KAY PRODUCTS, INC. and/or KAY LEE, Petitioners, vs. HONORABLE COURT OF APPEALS, KAY PRODUCTS EMPLOYEES UNION, MYRNA ABILA, FLORDELIZA MORANTE and FE REGIDOR, Respondents.
FACTS
Petitioner Kay Products, Inc. (KPI) employed private respondents as factory sewers. Upon learning of the employees’ plan to organize a union, KPI’s management announced their transfer to an employment agency, Gerrico Resources & Manpower Services, Inc. (GRMSI). KPI directed the employees to sign handwritten resignation letters, took their ID cards, and promised better benefits under GRMSI. The employees continued working at the KPI factory but received lower wages. Subsequently, KPI declared GRMSI dissolved and directed the employees to sign contracts with another agency, RCVJ. Some employees, including the private respondents, refused.
The employees successfully organized the Kay Products Employees Union.

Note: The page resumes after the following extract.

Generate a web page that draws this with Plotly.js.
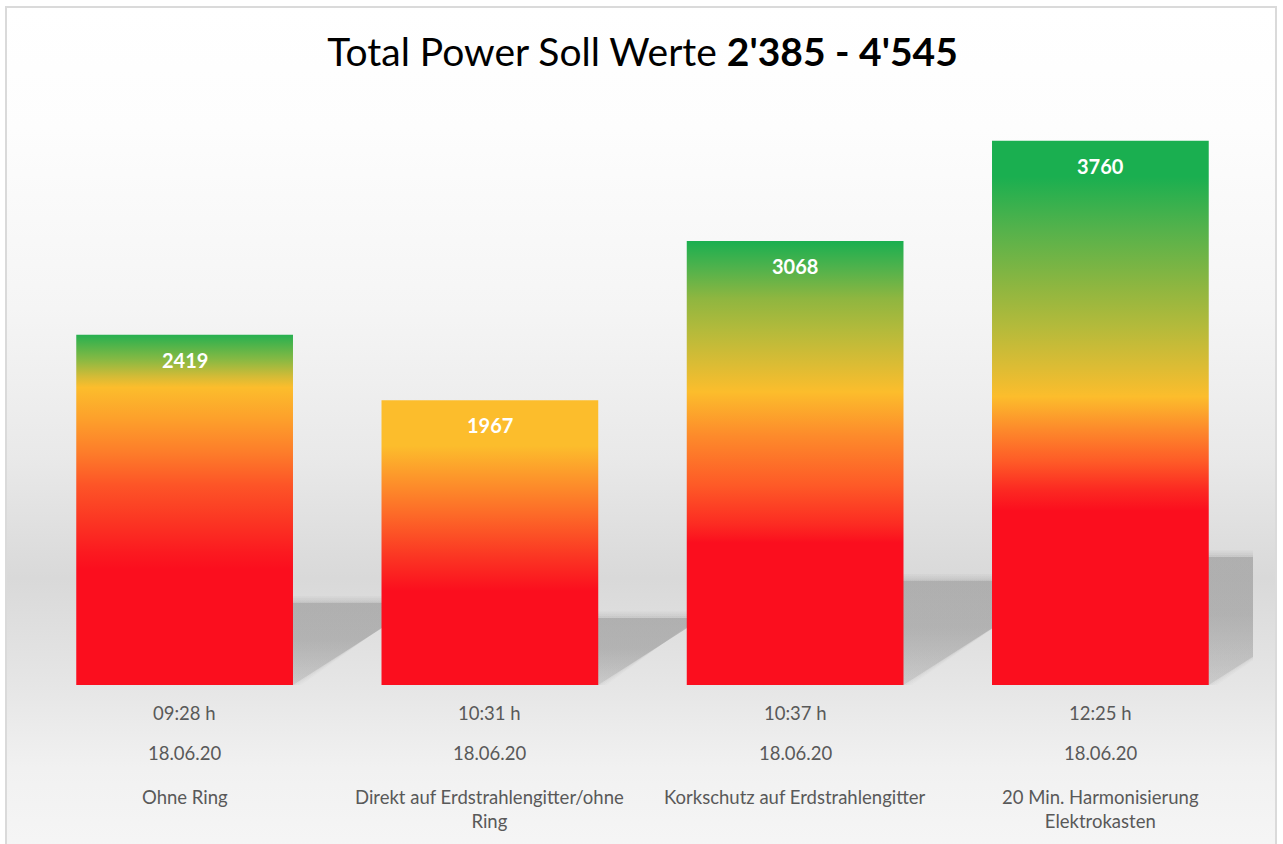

After being ordered on a forced leave, they were barred from returning to work and told they had resigned. They filed a complaint for unfair labor practice (ULP), underpayment, and illegal dismissal.
ISSUE
Whether the petitioners are guilty of unfair labor practice and illegal dismissal.
RULING
Yes. The Supreme Court found petitioners guilty of ULP under Article 248(a) of the Labor Code and illegal dismissal. The legal logic is grounded on the principle that an employer’s interference with the right to self-organization need not involve a specific unlawful act; it is sufficient that the employer’s conduct inherently restrains or coerces employees in the exercise of their rights. The sequence of events—the forced resignations and transfer to an agency immediately after the union’s formation, the confiscation of IDs, and the eventual barring from work—constitutes a clear pattern of interference designed to discourage union membership. The resignation letters, procured under these coercive circumstances, were deemed involuntary.
Consequently, the dismissal was illegal for lack of just or authorized cause and due process. The employees are entitled to reinstatement with full backwages. Since reinstatement was no longer feasible, the Court awarded separation pay. Moral and exemplary damages were also granted due to the malicious and oppressive manner of dismissal, which constituted ULP. The Labor Arbiter and NLRC’s findings were reversed as they overlooked the coercive context, focusing narrowly on the resignation letters’ form rather than the substantive violation of the employees’ constitutional rights.